##### Data

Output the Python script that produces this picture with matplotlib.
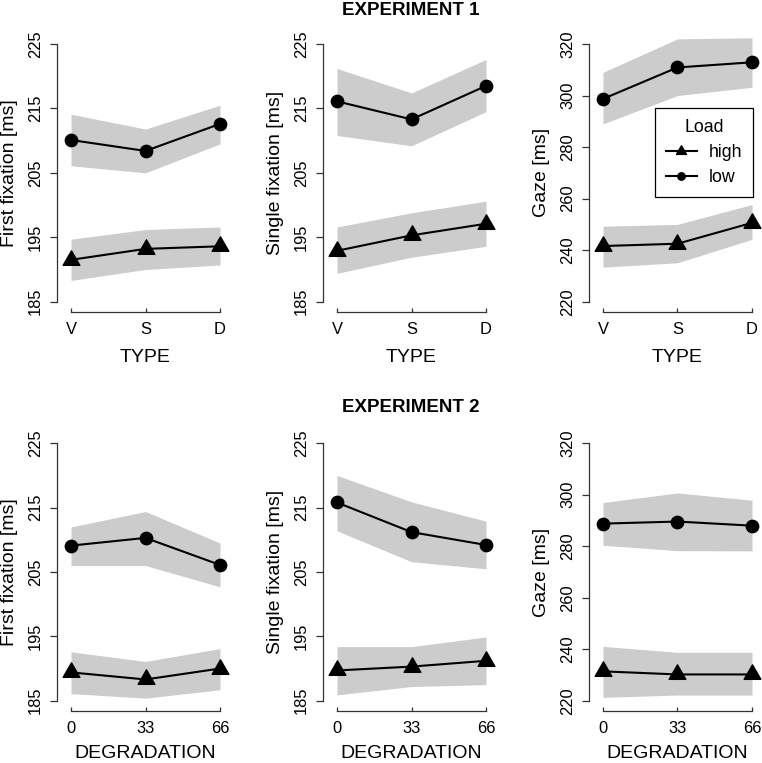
import numpy as np
import matplotlib
matplotlib.use("Agg")
import matplotlib.pyplot as plt
from matplotlib.lines import Line2D
from matplotlib.path import Path

plt.rcParams['font.family'] = ['Liberation Sans', 'DejaVu Sans']

# ---------------- data ----------------
type_labels = ["V", "S", "D"]
type_pos = [1, 2, 3]
degradation = [0, 33, 66]

# Experiment 1 (TYPE)
e1_ff_low = [210.1, 208.4, 212.6]
e1_ff_low_lo = [206.1, 205.0, 209.5]
e1_ff_low_hi = [214.1, 211.8, 215.5]
e1_ff_high = [191.5, 193.2, 193.6]
e1_ff_high_lo = [188.3, 190.0, 190.7]
e1_ff_high_hi = [194.7, 196.2, 196.6]

e1_sf_low = [216.1, 213.3, 218.5]
e1_sf_low_lo = [210.8, 209.2, 214.5]
e1_sf_low_hi = [221.2, 217.4, 222.6]
e1_sf_high = [192.9, 195.3, 197.1]
e1_sf_high_lo = [189.4, 191.9, 193.6]
e1_sf_high_hi = [196.6, 198.8, 200.6]

e1_gz_low = [298.7, 310.9, 312.9]
e1_gz_low_lo = [289.0, 300.0, 303.2]
e1_gz_low_hi = [309.0, 322.0, 322.4]
e1_gz_high = [241.6, 242.5, 250.6]
e1_gz_high_lo = [233.4, 235.1, 244.2]
e1_gz_high_hi = [249.3, 250.0, 257.7]

# Experiment 2 (DEGRADATION)
e2_ff_low = [209.1, 210.3, 206.1]
e2_ff_low_lo = [206.0, 206.0, 202.7]
e2_ff_low_hi = [212.0, 214.4, 209.5]
e2_ff_high = [189.4, 188.3, 190.0]
e2_ff_high_lo = [186.1, 185.4, 186.7]
e2_ff_high_hi = [192.6, 191.1, 193.1]

e2_sf_low = [215.8, 211.2, 209.2]
e2_sf_low_lo = [211.4, 206.6, 205.5]
e2_sf_low_hi = [220.0, 215.9, 212.9]
e2_sf_high = [189.7, 190.3, 191.2]
e2_sf_high_lo = [185.9, 187.2, 187.5]
e2_sf_high_hi = [193.4, 193.4, 194.9]

e2_gz_low = [288.8, 289.6, 288.0]
e2_gz_low_lo = [280.4, 278.3, 278.2]
e2_gz_low_hi = [297.0, 300.7, 297.9]
e2_gz_high = [231.4, 230.2, 230.2]
e2_gz_high_lo = [221.3, 222.2, 222.2]
e2_gz_high_hi = [241.1, 238.8, 238.8]

fix_ticks = [185, 195, 205, 215, 225]
gaze_ticks = [220, 240, 260, 280, 300, 320]

# ---------------- styling ----------------
W, H = 762, 763
DPI = 100
fig = plt.figure(figsize=(W / DPI, H / DPI), dpi=DPI)

BAND = "#cccccc"
LW = 1.5
TICK_FS = 11.9
LAB_FS = 14
TRI = Path([(0, 1.555), (1.347, -0.778), (-1.347, -0.778), (0, 1.555)],
           [Path.MOVETO, Path.LINETO, Path.LINETO, Path.CLOSEPOLY])
TRI_MS = 13.9
CIR_MS = 8.9

lefts = [57, 323, 589]
AW = 177
rows = [(33.7, 312.0), (433.0, 711.0)]
xlab_off = [45.0, 42.5]


def make_ax(col, row):
    top, bot = rows[row]
    l = lefts[col]
    return fig.add_axes([l / W, 1 - bot / H, AW / W, (bot - top) / H])


def panel(ax, row, x, xt, xtl, xlabel, ylabel, yticks,
          low, low_lo, low_hi, high, high_lo, high_hi):
    ax.fill_between(x, low_lo, low_hi, color=BAND, lw=0, zorder=1)
    ax.fill_between(x, high_lo, high_hi, color=BAND, lw=0, zorder=1)
    ax.plot(x, low, color="black", lw=LW, marker="o", ms=CIR_MS,
            zorder=3, clip_on=False)
    ax.plot(x, high, color="black", lw=LW, marker=TRI, ms=TRI_MS,
            zorder=3, clip_on=False)
    x0, x1 = x[0], x[-1]
    m = (x1 - x0) * 0.094
    ax.set_xlim(x0 - m, x1 + m)
    y0, y1 = yticks[0], yticks[-1]
    e = (y1 - y0) * 0.04
    ax.set_ylim(y0 - e, y1 + e)
    for s in ["top", "right"]:
        ax.spines[s].set_visible(False)
    ax.spines["left"].set_bounds(y0, y1)
    ax.spines["bottom"].set_bounds(x0, x1)
    for s in ["left", "bottom"]:
        ax.spines[s].set_linewidth(0.9)
        ax.spines[s].set_color("#333333")
    ax.set_xticks(xt)
    ax.set_xticklabels(xtl)
    ax.set_yticks(yticks)
    ax.set_yticklabels([str(v) for v in yticks])
    ax.tick_params(axis="y", direction="out", length=5.3, width=0.9,
                   labelsize=TICK_FS, pad=10.2, color="#333333")
    ax.tick_params(axis="x", direction="in", length=2.7, width=0.9,
                   labelsize=TICK_FS, pad=7.3, color="#333333")
    for t in ax.get_yticklabels():
        t.set_rotation(90)
        t.set_ha("center")
        t.set_va("center")
    top, bot = rows[row]
    ax.set_xlabel(xlabel, fontsize=LAB_FS, va="center")
    ax.xaxis.set_label_coords(0.5, -xlab_off[row] / (bot - top))
    ax.set_ylabel(ylabel, fontsize=LAB_FS, va="center")
    ax.yaxis.set_label_coords(-(57 - 9.5) / AW, 0.5)
    ax.patch.set_alpha(0)


specs_row1 = [
    ("First fixation [ms]", fix_ticks, e1_ff_low, e1_ff_low_lo, e1_ff_low_hi,
     e1_ff_high, e1_ff_high_lo, e1_ff_high_hi),
    ("Single fixation [ms]", fix_ticks, e1_sf_low, e1_sf_low_lo, e1_sf_low_hi,
     e1_sf_high, e1_sf_high_lo, e1_sf_high_hi),
    ("Gaze [ms]", gaze_ticks, e1_gz_low, e1_gz_low_lo, e1_gz_low_hi,
     e1_gz_high, e1_gz_high_lo, e1_gz_high_hi),
]
specs_row2 = [
    ("First fixation [ms]", fix_ticks, e2_ff_low, e2_ff_low_lo, e2_ff_low_hi,
     e2_ff_high, e2_ff_high_lo, e2_ff_high_hi),
    ("Single fixation [ms]", fix_ticks, e2_sf_low, e2_sf_low_lo, e2_sf_low_hi,
     e2_sf_high, e2_sf_high_lo, e2_sf_high_hi),
    ("Gaze [ms]", gaze_ticks, e2_gz_low, e2_gz_low_lo, e2_gz_low_hi,
     e2_gz_high, e2_gz_high_lo, e2_gz_high_hi),
]

axes = []
for c, sp in enumerate(specs_row1):
    ax = make_ax(c, 0)
    panel(ax, 0, type_pos, type_pos, type_labels, "TYPE", sp[0], sp[1], *sp[2:])
    axes.append(ax)
for c, sp in enumerate(specs_row2):
    ax = make_ax(c, 1)
    panel(ax, 1, degradation, degradation, [str(d) for d in degradation],
          "DEGRADATION", sp[0], sp[1], *sp[2:])
    axes.append(ax)

fig.text(410.8 / W, 1 - 10.5 / H, "EXPERIMENT 1", ha="center", va="center",
         fontsize=13.5, fontweight="bold")
fig.text(410.8 / W, 1 - 408 / H, "EXPERIMENT 2", ha="center", va="center",
         fontsize=13.5, fontweight="bold")

handles = [
    Line2D([], [], color="black", lw=LW, marker=TRI, ms=TRI_MS * 0.6),
    Line2D([], [], color="black", lw=LW, marker="o", ms=CIR_MS * 0.6),
]
leg = axes[2].legend(handles, ["high", "low"], title="Load",
                     loc="upper left",
                     bbox_to_anchor=(655 / W, 1 - 108.3 / H),
                     bbox_transform=fig.transFigure,
                     fontsize=12.8, title_fontsize=12.8, frameon=True,
                     fancybox=False, shadow=False, borderaxespad=0,
                     handlelength=1.75, handletextpad=0.7,
                     borderpad=0.6, labelspacing=0.45)
leg.get_frame().set_edgecolor("black")
leg.get_frame().set_linewidth(0.9)
leg.get_frame().set_alpha(None)
leg.set_zorder(10)

fig.savefig("out.png", dpi=DPI)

##########

[The problem] Of the lines in the data above, how many contain the word "matplotlib"? Give only that figure.

[Response for this exercise] 6